SACRAMENTO, Calif., July 6, 2020 /PRNewswire/ -- The former chief of the California Division of Occupational Safety and Health (Cal/OSHA), the state agency responsible for employee health and safety standards, announced today that some provisions of the San Francisco Board of Supervisors' proposed "healthy buildings" ordinance are ill-defined and may actually increase exposure risks to COVID-19 for hotel workers who follow its mandates.
The ordinance, which is scheduled for the Supervisors' vote Tuesday (July 7), imposes arbitrary cleaning standards, mandating, for example, the repeated cleaning of low-touch hotel walls and chandeliers, exceeding Center for Disease Control and Prevention and California's Department of Public Health recommendations. It also demands that hotel workers clean occupied rooms when a guest stays multiple days, unless the occupant refuses daily cleaning, dramatically increasing potential exposure risks for employees.
"There is no need to increase the number of times a hotel employee must enter and clean a guest room when it is not changing occupants, risking exposure to the coronavirus should it be present," said Len Welsh, who led Cal/OSHA for eight years. "This ordinance appears well-intentioned, but some of its provisions could be thought out more carefully."
The ordinance, Cleaning and Disease Prevention Standards in Tourist Hotels and Large Commercial Office Buildings, was proposed by Supervisor Aaron Peskin on behalf of his supporters at labor union UniteHere Local 2. It was approved, 3-0, on June 29 by the Land Use and Transportation Committee, which made amendments before sending it to the full Board for Tuesday's vote.
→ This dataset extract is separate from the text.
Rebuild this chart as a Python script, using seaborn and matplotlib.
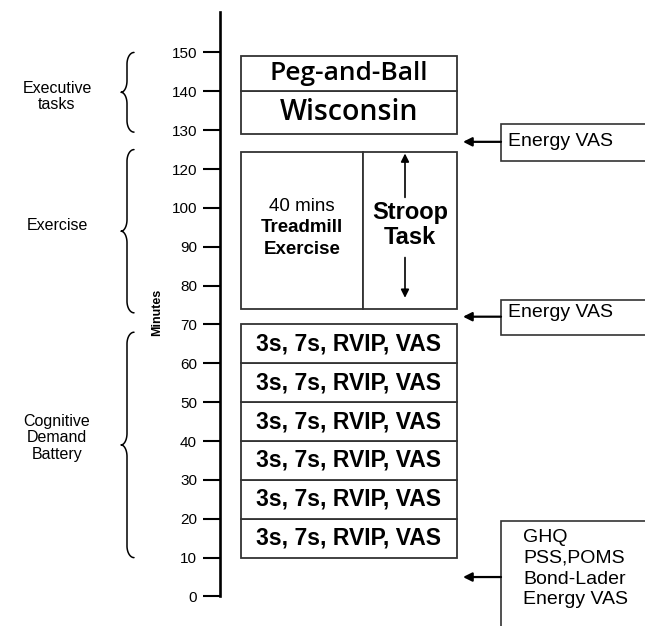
import numpy as np
import matplotlib
matplotlib.use("Agg")
import matplotlib.pyplot as plt
import seaborn as sns

# time axis ticks (the original has no 110 tick, spacing is per tick)
tick_minutes = [0, 10, 20, 30, 40, 50, 60, 70, 80, 90, 100, 120, 130, 140, 150]

# cognitive demand battery: six 10 minute blocks
battery_starts = [10, 20, 30, 40, 50, 60]
battery_ends = [20, 30, 40, 50, 60, 70]
battery_label = "3s, 7s, RVIP, VAS"

# exercise block with the stroop task
exercise_start = 74
exercise_end = 124.5
exercise_lines = ["40 mins", "Treadmill", "Exercise"]
stroop_label = "Stroop\nTask"

# executive tasks
exec_labels = ["Wisconsin", "Peg-and-Ball"]
exec_starts = [129, 140]
exec_ends = [140, 149]

# phases marked with braces
phase_labels = ["Executive\ntasks", "Exercise", "Cognitive\nDemand\nBattery"]
phase_starts = [129.5, 73, 10]
phase_ends = [150, 125, 68]

# questionnaires: arrow time and box span
measure_times = [127, 72, 5]
measure_tops = [131.5, 76.3, 19.5]
measure_bottoms = [122, 67.3, -20]
measure_labels = [["Energy VAS"], ["Energy VAS"],
                  ["GHQ", "PSS,POMS", "Bond-Lader", "Energy VAS"]]

sns.set_theme(style="white")
plt.rcParams["font.family"] = ["Liberation Sans", "DejaVu Sans"]
plt.rcParams["text.color"] = "black"

# piecewise scale: every tick gets the same space
anchor_min = np.array([-20] + tick_minutes + [180], dtype=float)
anchor_idx = np.array([-2] + list(range(len(tick_minutes))) + [len(tick_minutes) + 2], dtype=float)


def fwd(m):
    return np.interp(m, anchor_min, anchor_idx)


def inv(i):
    return np.interp(i, anchor_idx, anchor_min)


def mid(a, b):
    return inv((fwd(a) + fwd(b)) / 2)


fig = plt.figure(figsize=(6.45, 6.26), dpi=100)
ax = fig.add_axes([0, 0, 1, 1])
ax.set_yscale("function", functions=(fwd, inv))
ax.set_xlim(0, 645)
ax.set_ylim(inv(-0.76), inv(15.35))

for s in ["top", "right", "bottom"]:
    ax.spines[s].set_visible(False)
ax.spines["left"].set_position(("data", 220))
ax.spines["left"].set_bounds(0, inv(15.05))
ax.spines["left"].set_linewidth(1.9)
ax.spines["left"].set_color("black")
ax.set_xticks([])
ax.set_yticks(tick_minutes)
ax.set_yticklabels([str(t) for t in tick_minutes])
ax.yaxis.set_minor_locator(matplotlib.ticker.NullLocator())
ax.tick_params(axis="y", left=True, direction="out", length=12.5, width=1.5,
               color="black", pad=4, labelsize=11, labelcolor="black")
ax.set_ylabel("Minutes", fontsize=9, fontweight="bold", color="black")
ax.yaxis.set_label_coords(163 / 645, 1 - 312 / 626)

edge = "#333333"
bl, br, bdiv = 241, 457, 363

# battery blocks
for s, e in zip(battery_starts, battery_ends):
    ax.bar((bl + br) / 2, e - s, bottom=s, width=br - bl, color="white",
           edgecolor=edge, linewidth=1.3)
    ax.text((bl + br) / 2, mid(s, e), battery_label, ha="center", va="center",
            fontsize=16.5, fontweight="bold")

# exercise + stroop
ax.bar((bl + bdiv) / 2, exercise_end - exercise_start, bottom=exercise_start,
       width=bdiv - bl, color="white", edgecolor=edge, linewidth=1.3)
ax.bar((bdiv + br) / 2, exercise_end - exercise_start, bottom=exercise_start,
       width=br - bdiv, color="white", edgecolor=edge, linewidth=1.3)
ex_mid = mid(exercise_start, exercise_end)
for line, off, w in zip(exercise_lines, [17, 1.8, -14], ["normal", "bold", "bold"]):
    ax.annotate(line, ((bl + bdiv) / 2, ex_mid), xytext=(0, off),
                textcoords="offset points", ha="center", va="center",
                fontsize=13.5, fontweight=w)
ax.annotate(stroop_label, ((bdiv + br) / 2, ex_mid), xytext=(0, 3.6),
            textcoords="offset points", ha="center", va="center",
            fontsize=17, fontweight="bold", linespacing=1.1)
arrow_kw = dict(arrowstyle="-|>", lw=1.2, color="black", mutation_scale=12, shrinkA=0)
ax.annotate("", (405, exercise_end), xytext=(0, -33), textcoords="offset points",
            arrowprops=dict(arrow_kw, shrinkB=1.4))
ax.annotate("", (405, exercise_start), xytext=(0, 37), textcoords="offset points",
            arrowprops=dict(arrow_kw, shrinkB=8))

# executive tasks
for lab, s, e, fs in zip(exec_labels, exec_starts, exec_ends, [20.5, 19]):
    ax.bar((bl + br) / 2, e - s, bottom=s, width=br - bl, color="white",
           edgecolor=edge, linewidth=1.3)
    ax.text((bl + br) / 2, mid(s, e), lab, ha="center", va="center",
            fontsize=fs, family="Open Sans", fontweight="semibold")

# braces on the left
for lab, lo, hi, off in zip(phase_labels, phase_starts, phase_ends, [-3, 4, 5]):
    a, b = fwd(lo), fwd(hi)
    m = (a + b) / 2
    r = 0.3
    xa, xm, xt = 134, 127, 121
    th = np.linspace(0, np.pi / 2, 25)
    lx = np.concatenate([xa - (xa - xm) * np.sin(th), xm - (xm - xt) * (1 - np.cos(th))])
    ly = np.concatenate([a + r * (1 - np.cos(th)), m - r + r * np.sin(th)])
    bx = np.concatenate([lx, lx[::-1]])
    by = np.concatenate([ly, (2 * m - ly)[::-1]])
    ax.plot(bx, inv(by), color="black", lw=1.1)
    ax.annotate(lab, (57, inv(m)), xytext=(0, off), textcoords="offset points",
                ha="center", va="center", fontsize=11.5, linespacing=1.15)

# questionnaire boxes + arrows
first_off = [-12.5, -9, -12.2]
for t, top, bot, lines, f0 in zip(measure_times, measure_tops, measure_bottoms,
                                  measure_labels, first_off):
    ax.bar(501, top - bot, bottom=bot, width=300, align="edge", color="white",
           edgecolor=edge, linewidth=1.2)
    ax.annotate("", (463, t), xytext=(501, t),
                arrowprops=dict(arrowstyle="-|>", lw=1.6, color="black",
                                mutation_scale=13, shrinkA=0, shrinkB=0))
    x0 = 508 if len(lines) == 1 else 523
    for i, line in enumerate(lines):
        ax.annotate(line, (x0, top), xytext=(0, f0 - 14.9 * i),
                    textcoords="offset points", ha="left", va="center", fontsize=14)

fig.savefig("out.png", dpi=100)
The ordinance requires cleaning of some surfaces without justification from expert guidance, which concerns San Francisco hotels and many of the 25,000 hotel workers. Should this ordinance pass, because of the Supervisors' decision, San Francisco hotel employees could increase their exposure to COVID-19.
San Francisco hotels and the California Hotel and Lodging Association worked closely with CDC recommendations, Gov. Newsom, the California Department of Public Health, Cal/OSHA and San Francisco's public health office to develop health safety standards that exceed any other industry, short of hospitals. Those Clean + Safe guidelines were issued April 30, more than two months before Peskin introduced his ordinance, which came almost three weeks after Gov. Newsom allowed counties to reopen hotels.
The CHLA standards include:
- Customized COVID-19 plans for hotels
- Employee safety trainings in English & Spanish
- Clear and appropriate social distancing signage
- Delivery and use of personal protective equipment for employees
- Cleaning directions that keep employees and guests safe
The CHLA standards follow the California Department of Public Health, Cal/OSHA and the Center for Disease Control recommendations that have been utilized as guidance by 54 of 58 counties in California.
About the California Hotel & Lodging Association
Recognized as one of the most influential state lodging associations throughout the country, the California Hotel & Lodging Association's mission is to protect the rights and interests of owners and operators and be their indispensable business resource. Established in 1893, CHLA serves the unique interests of each segment of California's diverse lodging industry.